В дневниках Босуэлла он много раз встречал имя Жана-Жака Руссо. Он уже слышал о знаменитом женевце, но особый интерес к властителю дум у него проявился только сейчас, когда он узнал, что именно этот философ написал первую корсиканскую конституцию и вместе с аббатом Рейналем отставивал независимость Корсики. И он решил прочитать все сочинения знаменитого философа.


Целых четыре дня Наполеоне наслаждался своим относительным покоем, пока за ним не явился один из преподавателей и не отвел его в кабинет помощника директора школы.

– А вот и наш дуэлянт! – насмешливо проговорил Валон при виде появившейся на пороге тщедушной фигуры, обращаясь к сидевшему в потертом кресле высокому генералу, в котором Наполеоне с удивлением и радостью узнал графа де Марбёфа.

– Здравствуйте, Буонапарте, – не желая в присутствии директора выказывать своего истинного отношения к сыну своих друзей, сухо произнес генерал.

Наполеоне вытянулся и отдал честь. Де Марбёф был неприятно поражен его худобой, но в то же самое время он ясно ощущал, как от его тшедушной фигурки исходила какая-то необыкновенная внутренняя сила. Не изменилось и так хорошо ему знакомое выражение его отененных густыми бровями серо-голубых глаз, в которых, как видно, навсегда застыло чувство превосходства и презрения.

Де Марбёф слегка поморщился: и надо же было мальчику попасть именно в эту школу с ее никуда не годным преподаванием военного дела.
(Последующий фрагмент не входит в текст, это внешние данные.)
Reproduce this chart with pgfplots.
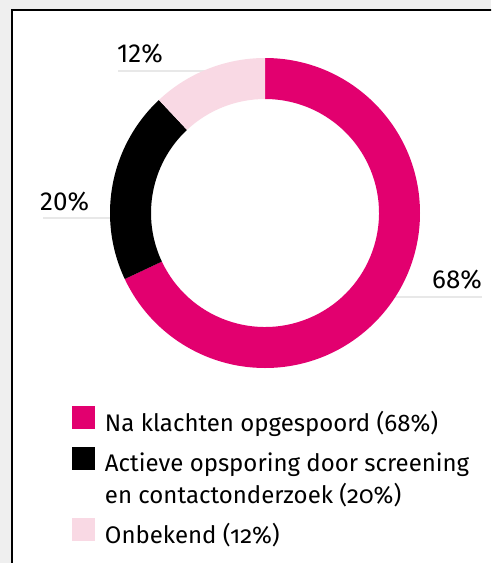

Да и чему его могли научить малограмотные монахи? Процветавшему в училище содомскому греху?

Для Марбефа не было тайной то, чем в Бриенне, как и в других военных школах, занимались преподаватели со своими учениками.

Впрочем, сам Наполеоне избежал этой печальной участи и когда воспылавший к нему любовью патер попытался добиться взаимности, разъяренный мальчик ударил его деревянной скалкой по голове.

Генерал выразительно взглянул на застывшего словно в засаде, Валона, и тот сморщил свою лисью мордочку в неком подобии улыбки, отчего она приобрела еще более хищное выражение.

– Отставляю вас одних, господин генерал, – противно захихикал он, – дела, знаете ли, дела!

Как только за Валоном закрылась дверь, де Марбёф перевел взгляд на Наполеоне. Несмотря на требование начальника военных училищ де Кералио примерно наказать Буонапарте, он не собирался следовать его совету. Да и зачем лишний раз огорчать Летицию, которой и без того приходилось нелегко.

– Я понимаю и уважаю твои чувства, Набули, – мягко произнес он, – но что ты будешь делать, если тебя отчислят из училища? Вернешься на Корсику ловить рыбу?

Мальчик покачал головой. Ловить рыбу он не хотел.

– Да, – продолжал де Марбёф, – тебе трудно, но надо держаться! Ты не хуже меня знаешь, что в армии твое будущее и ты станешь первым корсиканцем с высшим военным образованием. А это дорогого стоит!

Наполеоне кивнул. Все правильно, именно он станет первым профессиональным военным на Корсике, и никакие валоны не стоили того, чтобы ради них жертвовать будущим. И все же покупать образование ценой новых унижений он не собирался.